StormVerify-Py: Automated NWS Warning Verification & Spatial Audit
StormVerify-Py: Automated NWS Warning Verification & Spatial Audit
Overview
The National Weather Service issues polygon-based warnings to protect life and property. A warning is only considered “verified” if a qualifying ground-truth storm report occurs inside the polygon while the warning is still active. This project automates that verification process for a single high-impact event day and produces an interactive map showing which warnings were hits and which were false alarms.
The target event is April 27, 2026, a Moderate Risk day across the Midwestern US with 380 total storm reports logged by the SPC (21 tornado, 234 wind, 125 hail, plus high wind and large hail reports).
Warning Types and Verification Criteria
This project covers two warning types with type-specific verification criteria:
| Warning Type | Verified By |
|---|---|
| Tornado Warning (TO) | Tornado reports only |
| Severe Thunderstorm Warning (SV) | Hail reports OR damaging wind reports |
Flash Flood Warnings are out of scope for this project.

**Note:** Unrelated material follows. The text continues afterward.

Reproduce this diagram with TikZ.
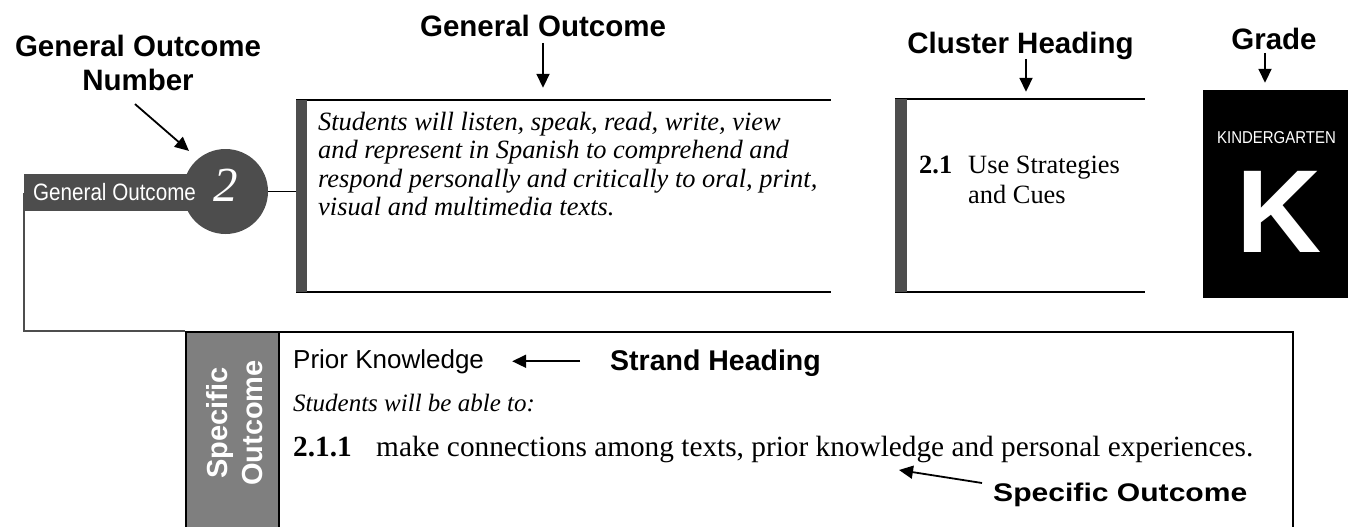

A Tornado Warning is not considered verified by hail or wind reports alone, even though those events can co-occur with tornadoes. The NWS operationally requires a tornado report to verify a Tornado Warning. It’s also worth noting that some tornado reports occurred inside Severe Thunderstorm Warning polygons where a Tornado Warning was subsequently issued — in those cases the tornado report verifies the TOR warning, and the SVR warning is classified separately.

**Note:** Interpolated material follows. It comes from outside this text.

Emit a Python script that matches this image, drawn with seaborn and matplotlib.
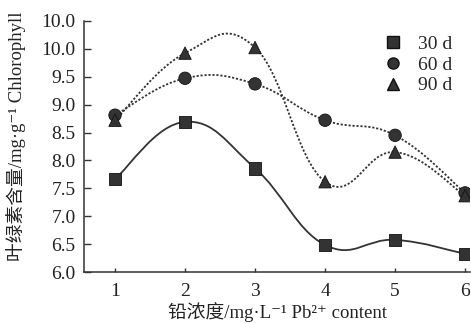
import numpy as np
import pandas as pd
import matplotlib
matplotlib.use("Agg")
import matplotlib.pyplot as plt
from matplotlib.path import Path
from matplotlib.patches import PathPatch
from matplotlib.lines import Line2D
import seaborn as sns

# ---- data ----
pb_levels = [1, 2, 3, 4, 5, 6]
series_names = ["30 d", "60 d", "90 d"]
chl_30d = [7.67, 8.69, 7.86, 6.49, 6.58, 6.33]
chl_60d = [8.81, 9.47, 9.37, 8.72, 8.45, 7.42]
chl_90d = [8.72, 9.92, 10.02, 7.62, 8.15, 7.37]
ytick_values = [6.0, 6.5, 7.0, 7.5, 8.0, 8.5, 9.0, 9.5, 10.0, 10.5]
ytick_labels = ["6.0", "6.5", "7.0", "7.5", "8.0", "8.5", "9.0", "9.5", "10.0", "10.0"]

sns.set_style("ticks")
plt.rcParams["font.family"] = ["Liberation Serif", "Noto Sans CJK SC", "DejaVu Serif"]
plt.rcParams["axes.unicode_minus"] = False

df = pd.DataFrame({
    "x": pb_levels * 3,
    "y": chl_30d + chl_60d + chl_90d,
    "series": [s for s in series_names for _ in pb_levels],
})

fig = plt.figure(figsize=(4.71, 3.23), dpi=100)
ax = fig.add_axes([84 / 471, 1 - 272.3 / 323, (470 - 84) / 471, (272.3 - 20.7) / 323])

dark = "#333333"
styles = {"30 d": "-", "60 d": (0, (1.2, 1.0)), "90 d": (0, (1.2, 1.0))}


def smooth_path(xs, ys, t=1.25):
    pts = np.column_stack([xs, ys]).astype(float)
    n = len(pts)
    verts = [pts[0]]
    codes = [Path.MOVETO]
    for i in range(n - 1):
        p0 = pts[i - 1] if i > 0 else pts[i]
        p1 = pts[i]
        p2 = pts[i + 1]
        p3 = pts[i + 2] if i + 2 < n else pts[i + 1]
        c1 = p1 + (p2 - p0) / 6 * t
        c2 = p2 - (p3 - p1) / 6 * t
        verts += [c1, c2, p2]
        codes += [Path.CURVE4] * 3
    return Path(verts, codes)


for name in series_names:
    sub = df[df["series"] == name]
    patch = PathPatch(smooth_path(sub["x"].values, sub["y"].values),
                      facecolor="none", edgecolor=dark, lw=1.3,
                      linestyle=styles[name], zorder=2)
    ax.add_patch(patch)

markers = {"30 d": "s", "60 d": "o", "90 d": "^"}
sns.scatterplot(data=df, x="x", y="y", style="series", markers=markers,
                color=dark, edgecolor="#111111", linewidth=0.6, s=80,
                legend=False, ax=ax, zorder=3)

ax.set_xlim(0.557, 6.07)
ax.set_ylim(6.0, 10.5)
ax.set_xticks(pb_levels)
ax.set_xticklabels([str(v) for v in pb_levels])
ax.set_yticks(ytick_values)
ax.set_yticklabels(ytick_labels)
ax.tick_params(axis="y", direction="in", length=5, width=1.0, color=dark,
               labelsize=14, labelcolor="#222222", pad=6)
ax.tick_params(axis="x", direction="in", length=3, width=1.0, color=dark,
               labelsize=14, labelcolor="#222222", pad=8)
for side in ["top", "right"]:
    ax.spines[side].set_visible(False)
for side in ["left", "bottom"]:
    ax.spines[side].set_color(dark)
    ax.spines[side].set_linewidth(1.1)

ax.set_xlabel("铅浓度/mg·L⁻¹ Pb²⁺ content", fontsize=13.5, color="#222222", labelpad=1)
ax.set_ylabel("叶绿素含量/mg·g⁻¹ Chlorophyll", fontsize=13.5, color="#222222")
ax.yaxis.set_label_coords(-0.15, 0.54)

handles = [Line2D([], [], linestyle="none", marker=markers[n], color=dark,
                  markeredgecolor="#111111", markersize=8) for n in series_names]
ax.legend(handles, series_names, loc="upper right", bbox_to_anchor=(1.0, 1.01),
          frameon=False, fontsize=14, handletextpad=0.3, labelspacing=0.15,
          borderaxespad=0.5)

fig.savefig("out.png", dpi=100)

Verification Status Labels
Each warning polygon in the final output carries one of these labels:
| Status | Description |
|---|---|
| Verified | Met the type-specific verification criteria |
| Unverified - No Reports | No qualifying reports inside the polygon during the valid time |
| Unverified - Tornado Warning w/ Hail | TOR warning with hail reports but no tornado report |
| Unverified - Tornado Warning w/ Wind | TOR warning with wind reports but no tornado report |
| Unverified - Tornado Warning w/ Hail + Wind | TOR warning with both hail and wind reports but no tornado report |
| Unverified - SVR w/ Tornado Report | SVR warning with a tornado report inside but no hail or wind reports |
Results: April 27, 2026
A total of 421 warnings (TO and SV combined) were analyzed across the event period (1200 UTC April 27 to 1159 UTC April 28).

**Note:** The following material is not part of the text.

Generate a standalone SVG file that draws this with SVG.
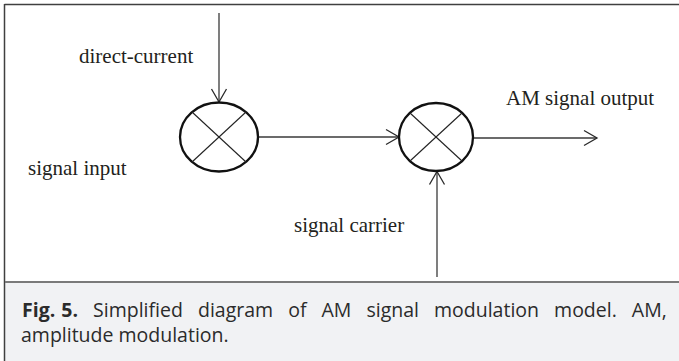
<svg xmlns="http://www.w3.org/2000/svg" width="679" height="361" viewBox="0 0 679 361">
  <style>
    .lbl { font-family: "Liberation Serif", "Times New Roman", serif; font-size: 21px; fill: #231f20; }
    .cap { font-family: "Open Sans", "Noto Sans", sans-serif; font-size: 19.5px; fill: #2b2b2b; }
    .conn { stroke: #3a3a3a; stroke-width: 1.3; fill: none; }
    .mix { stroke: #111; stroke-width: 2.3; fill: #fff; }
    .xline { stroke: #222; stroke-width: 1.1; }
  </style>
  <defs>
    <marker id="arr" markerUnits="userSpaceOnUse" markerWidth="16" markerHeight="18" viewBox="0 0 16 18" refX="14" refY="9" orient="auto">
      <path d="M1,1.5 L14,9 L1,16.5" fill="none" stroke="#2a2a2a" stroke-width="1.3"/>
    </marker>
  </defs>

  <rect x="0" y="0" width="679" height="361" fill="#ffffff"/>
  <rect x="5" y="282" width="674" height="79" fill="#f1f2f4"/>
  <line x1="4.5" y1="4.5" x2="679" y2="4.5" stroke="#404040" stroke-width="1.5"/>
  <line x1="4.5" y1="4" x2="4.5" y2="361" stroke="#404040" stroke-width="1.5"/>
  <line x1="5" y1="282" x2="679" y2="282" stroke="#7a7a7a" stroke-width="2"/>

  <g id="connectors">
    <line class="conn" x1="219" y1="13" x2="219" y2="102" marker-end="url(#arr)"/>
    <line class="conn" x1="258" y1="137" x2="399" y2="137" marker-end="url(#arr)"/>
    <line class="conn" x1="473" y1="138" x2="597" y2="138" marker-end="url(#arr)"/>
    <line class="conn" x1="437" y1="277" x2="437" y2="171.5" marker-end="url(#arr)"/>
  </g>

  <g id="mixer1">
    <ellipse class="mix" cx="219" cy="137" rx="39" ry="34.5"/>
    <line class="xline" x1="192" y1="112" x2="246" y2="162"/>
    <line class="xline" x1="192" y1="162" x2="246" y2="112"/>
  </g>

  <g id="mixer2">
    <ellipse class="mix" cx="436" cy="137" rx="37" ry="34"/>
    <line class="xline" x1="410" y1="113" x2="462" y2="161"/>
    <line class="xline" x1="410" y1="161" x2="462" y2="113"/>
  </g>

  <g id="labels">
    <text class="lbl" x="79" y="63">direct-current</text>
    <text class="lbl" x="28" y="175">signal input</text>
    <text class="lbl" x="506" y="105">AM signal output</text>
    <text class="lbl" x="294" y="232">signal carrier</text>
  </g>

  <g id="caption">
    <text class="cap" x="22" y="317"><tspan font-weight="bold" word-spacing="1">Fig. 5.</tspan><tspan word-spacing="10"> Simplified diagram of AM signal modulation model. AM,</tspan></text>
    <text class="cap" x="21" y="342">amplitude modulation.</text>
  </g>
</svg>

Overall Verification Summary
| Status | Count |
|---|---|
| Verified | 225 |
| Unverified - No Reports | 160 |
| Unverified - Tornado Warning w/ Wind | 21 |
| Unverified - Tornado Warning w/ Hail | 10 |
| Unverified - Tornado Warning w/ Hail + Wind | 3 |
| Unverified - SVR w/ Tornado Report | 2 |
By Warning Type
| Warning Type | Total | Verified | Verification Rate |
|---|---|---|---|
| Tornado (TO) | 89 | 13 | ~15% |
| Severe Thunderstorm (SV) | 332 | 212 | ~64% |
The contrast between warning types tells an interesting story. SVR warnings verified at a much higher rate, which is expected — hail and wind reports are common with organized convection. Tornado warnings are significantly harder to verify because many are issued on radar-detected rotation signatures that never produce a confirmed tornado touchdown. 34 tornado warnings had some kind of report inside them (hail, wind, or both) but still did not meet the verification threshold.
Notable WFO Findings
On the SVR side, LMK and IND performed well with verification rates of 85.71% and 83.3% respectively. LZK stood out at the other end with only 1 verified warning out of 12 issued (8.33%).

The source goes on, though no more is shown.